最近,辽宁省在全国首次公布人口发展规划,该规划提出对生育二孩家庭给予奖励,要将辽宁省总和生育率从2015年的0.9提高到2030年的1.8。而据媒体报道,目前国家卫健委也正在组织专家,研究奖励生育的相关问题。
近两年来,严峻的人口形势已引起了社会的重视。放开二孩才两年时间,奖励生育的政策就开始进入议程,说明政府在人口问题上的纠偏速度是比较快的。一直呼吁奖励生育的人口学家梁建章日前撰文指出,要有效地提高生育率,至少要用国内生产总值(GDP)的2%到5%来补贴和奖励生育,这引发了人们的热议。
GDP的5%大约是4万亿元,每年4万亿元当然是一个巨大的数字,但按梁建章的说法,这4万亿元分配到2亿多孩子身上每人每年只有1万多元,只有这样大的财政力度才能使一部分人改变想法,多生一个小孩。
笔者认为,奖励生育应成为全民共识,但完全依赖财政刺激并不是提高生育率最合理的方式。
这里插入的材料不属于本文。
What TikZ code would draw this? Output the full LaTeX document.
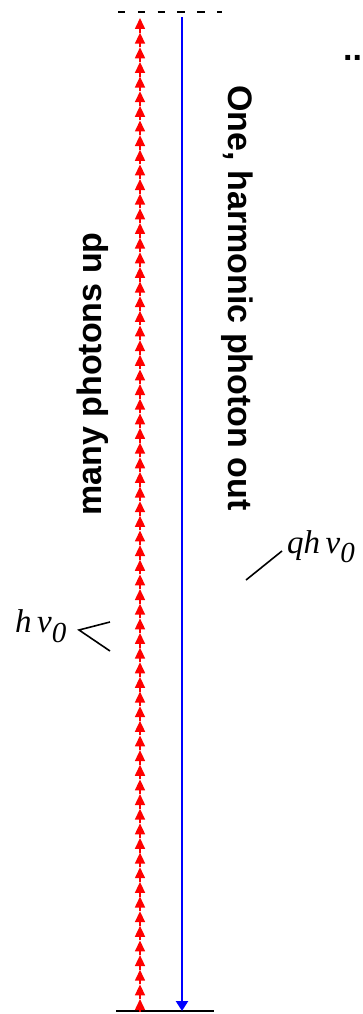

生育率随经济发展降低是基本规律,其影响因素中有些难以改变,但住房、教育、看护成本理论上是可以通过政策来调节的。减税或财政直补相当于由社会负担一部分养育成本,但正如梁建章所言,力度太小难以起到效果,每年4万亿元才比较有效。笔者对此并不怀疑。
5%的补贴力度大概接近于“国家包把孩子养大”,但国家帮个人养孩子并不是一个孤立的系统,它还将引起税收、养老、就业等方面的相应变化,中国经济结构将因此彻底改变,变成一个彻底的福利经济国家,其后果难以预料,所以,这是一个充满挑战的方案。
其实,生不生孩子不只与“钱”有关,还与信心有关。中国文化中有强烈的利他主义色彩,父母会为孩子的一生着想。即便孩子可由“国家养大”,但如果下一代不能处于公平的竞争环境,缺少向上的机会,人们的生育意愿仍然会大受影响。儒家文化圈经济体(香港、澳门、新加坡、韩国)生育率位于世界最低之列,政府也普遍采取了一些鼓励生育的措施,但效果并不理想,这与这些地区社会贫富差距极大,人们精神苦闷有关。日本出现不恋爱不结婚不生育的“低欲望”一族,其实是阶层固化和社会前景灰暗的反映。目前中国年轻一代中也出现了不愿结婚不愿生孩子的现象,究其原因,有些竟然是出于“不愿让下一代再受苦”。
所以,冒着不可预知的风险以超强的财政力度提高生育率,并非一个好的政策选项。应发挥财政补助的作用,将主要精力放在缩小贫富差距,创造公平竞争环境,让人们对自己和下一代的未来充满信心,进而刺激生育率的提高,这更加合理。